Multiple environmental groups have publicly denounced the Nuclear Regulatory Commission’s proposal to change radiation protection standards, saying the proposal would loosen protections at the risk of the public.
On July 1, NRC released the proposed new rulemaking that will do away with the “as low as reasonably achievable” – or ALARA radiation protection standard. ALARA is the principle that everything reasonably possible should be done to lower radiation exposure and has been used by the nuclear industry for over 50 years.
On Monday, the Coalition to Stop Radioactive Pollution, made up of several environmental and nuclear watchdog groups, launched a campaign called “Protect Better”. This campaign aims to “demand better protection from ionizing radiation for all Americans,” according to its press release.
The coalition said NRC ALARA rulemaking and President Donald Trump’s nuclear-related executive orders have sought to weaken radiation standards in order to accelerate the expansion of nuclear power. The Protect Better campaign is intended to help raise awareness of these “growing radioactive dangers” and encourage people to safeguard public health, through commenting on the upcoming rulemaking.
“Last year a coalition of groups wrote to the NRC and other agency heads expressing our concerns about the executive orders fast-tracking nuclear projects and rolling back regulation, citing research that documents harms from radiation exposure,” Brian Campbell, executive director of Physicians for Social Responsibility, said.
“The new proposed NRC rule ignores those concerns. Among other things, it throws out the established scientific basis for setting radiation dose limits and allows nuclear owners to apply to raise limits for exposures they cause…we will fight these rollbacks and demand protective standards based on the best science,” Campbell finished.
The Union of Concerned Scientists (UCS) also took issue with NRC’s proposed rule in a separate instance.
UCS said in a July 2 press release NRC’s potential move away from ALARA, while maintaining Linear No Threshold (LNT), is a move toward less cautious and more speculative standards.

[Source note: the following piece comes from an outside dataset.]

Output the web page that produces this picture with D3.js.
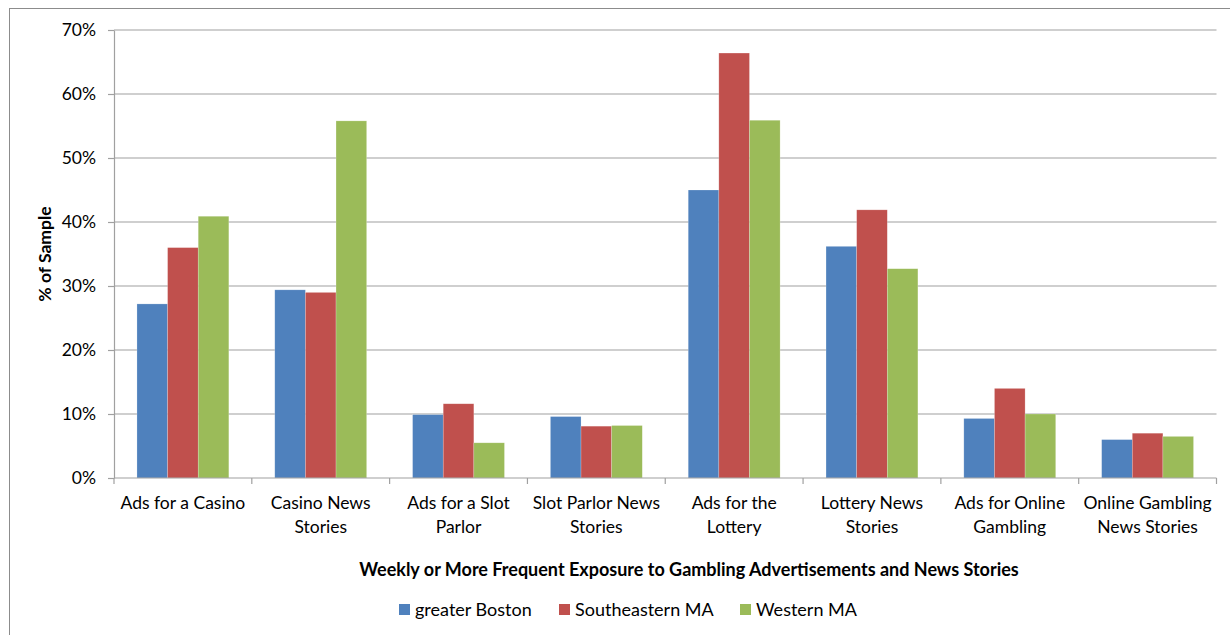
<!DOCTYPE html>
<html><head><meta charset="utf-8">
<script src="https://cdn.jsdelivr.net/npm/d3@7"></script>
<style>body{margin:0;background:#fff}svg{display:block;font-family:Lato,"Open Sans",sans-serif}</style>
</head><body><svg id="c" width="1230" height="635"></svg>
<script>
const categories = [
  ["Ads for a Casino"],
  ["Casino News", "Stories"],
  ["Ads for a Slot", "Parlor"],
  ["Slot Parlor News", "Stories"],
  ["Ads for the", "Lottery"],
  ["Lottery News", "Stories"],
  ["Ads for Online", "Gambling"],
  ["Online Gambling", "News Stories"]
];
const seriesNames = ["greater Boston", "Southeastern MA", "Western MA"];
const greaterBoston = [27.2, 29.4, 9.9, 9.6, 45.0, 36.2, 9.3, 6.0];
const southeastern  = [36.0, 29.0, 11.6, 8.1, 66.4, 41.9, 14.0, 7.0];
const western       = [40.9, 55.8, 5.5, 8.2, 55.9, 32.7, 10.0, 6.5];
const yTicks = [0, 10, 20, 30, 40, 50, 60, 70];
const colors = ["#4F81BD", "#C0504D", "#9BBB59"];
const xTitle = "Weekly or More Frequent Exposure to Gambling Advertisements and News Stories";
const yTitle = "% of Sample";

const svg = d3.select("#c");
const L = 114, R = 1216.5, T = 30, B = 478;
const FS = 17.5;
svg.append("rect").attr("x", 9.5).attr("y", 8.5).attr("width", 1240).attr("height", 640)
  .attr("fill", "none").attr("stroke", "#8c8c8c").attr("stroke-width", 1);

const x0 = d3.scaleBand().domain(d3.range(categories.length)).range([L, R]).paddingInner(0).paddingOuter(0);
const x1 = d3.scaleBand().domain(d3.range(3)).range([0, x0.bandwidth()]).paddingInner(0).paddingOuter(0.75);
const y = d3.scaleLinear().domain([0, 70]).range([B, T]);

svg.append("g").selectAll("line").data(yTicks.filter(d => d > 0)).join("line")
  .attr("x1", L).attr("x2", R).attr("y1", d => y(d)).attr("y2", d => y(d))
  .attr("stroke", "#a0a0a0").attr("stroke-width", 1.2);

const data = [greaterBoston, southeastern, western];
const g = svg.append("g");
categories.forEach((c, i) => {
  data.forEach((s, j) => {
    g.append("rect")
      .attr("x", x0(i) + x1(j))
      .attr("y", y(s[i]))
      .attr("width", x1.bandwidth())
      .attr("height", B - y(s[i]))
      .attr("fill", colors[j])
      .attr("stroke", "rgba(255,255,255,0.35)").attr("stroke-width", 0.6);
  });
});

const yAxis = d3.axisLeft(y).tickValues(yTicks).tickFormat(d => d + "%").tickSize(6).tickSizeOuter(0);
const ya = svg.append("g").attr("transform", `translate(${L},0)`).call(yAxis);
ya.select(".domain").attr("stroke", "#a0a0a0").attr("stroke-width", 1.2);
ya.selectAll(".tick line").attr("stroke", "#a0a0a0").attr("stroke-width", 1.2);
ya.selectAll(".tick text").attr("x", -18).attr("font-size", FS).attr("fill", "#000").attr("font-family", "Lato");

const xa = svg.append("g");
xa.append("line").attr("x1", L).attr("x2", R).attr("y1", B).attr("y2", B).attr("stroke", "#a0a0a0").attr("stroke-width", 1.2);
xa.selectAll("line.t").data(d3.range(categories.length + 1)).join("line").attr("class", "t")
  .attr("x1", i => L + i * x0.step()).attr("x2", i => L + i * x0.step())
  .attr("y1", B).attr("y2", B + 6).attr("stroke", "#a0a0a0").attr("stroke-width", 1.2);
categories.forEach((lines, i) => {
  const cx = x0(i) + x0.bandwidth() / 2;
  const t = xa.append("text").attr("text-anchor", "middle").attr("font-size", FS).attr("fill", "#000")
    .attr("x", cx).attr("y", 509);
  lines.forEach((ln, k) => t.append("tspan").attr("x", cx).attr("dy", k === 0 ? 0 : 24).text(ln));
});

svg.append("text").attr("x", 689).attr("y", 576).attr("text-anchor", "middle")
  .attr("font-size", 18).attr("font-weight", "bold").text(xTitle);
svg.append("text").attr("transform", "translate(51,254) rotate(-90)").attr("text-anchor", "middle")
  .attr("font-size", 17.5).attr("font-weight", "bold").text(yTitle);

const legX = [399, 559, 740];
seriesNames.forEach((n, j) => {
  svg.append("rect").attr("x", legX[j]).attr("y", 604).attr("width", 11).attr("height", 11).attr("fill", colors[j]);
  svg.append("text").attr("x", legX[j] + 16).attr("y", 615.5).attr("font-size", 18).text(n);
});
</script></body></html>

The LNT model is a safety standard that assumes any dose of ionizing radiation, no matter how low, increases cancer risk proportionally.
The organization said the NRC has no practical or technical basis for changing the LNT model and the akin ALARA principle.
“Elimination of ALARA would be a major blow to decades of good practice in radiation safety in the United States and could result in increased radiation exposures for people working in the nuclear energy, weapons production or waste cleanup industries, among others,” UCS said.
The organization also said NRC “bent” to political pressure in creating this rulemaking as Executive Order 14300 ordered the agency to reconsider its reliance on the LNT model and ALARA principle.
With no safe level of radiation exposure, Edwin Lyman of UCS said NRC’s elimination of ALARA would permit nuclear facility workers and the public to expose themselves to higher levels of “cancer-causing radiation just to save the nuclear industry money.”
“Cancer rates are already rising among younger people, and this change can only increase the risk,” Lyman said.
NRC Chair Ho Nieh said last week during a media roundtable that the pivot is rooted in moving away from an “open-ended subjective framework” and towards more clarity in the new rulemaking.
UCS also urged the public members to express their concerns when the rulemaking’s comment period opens up.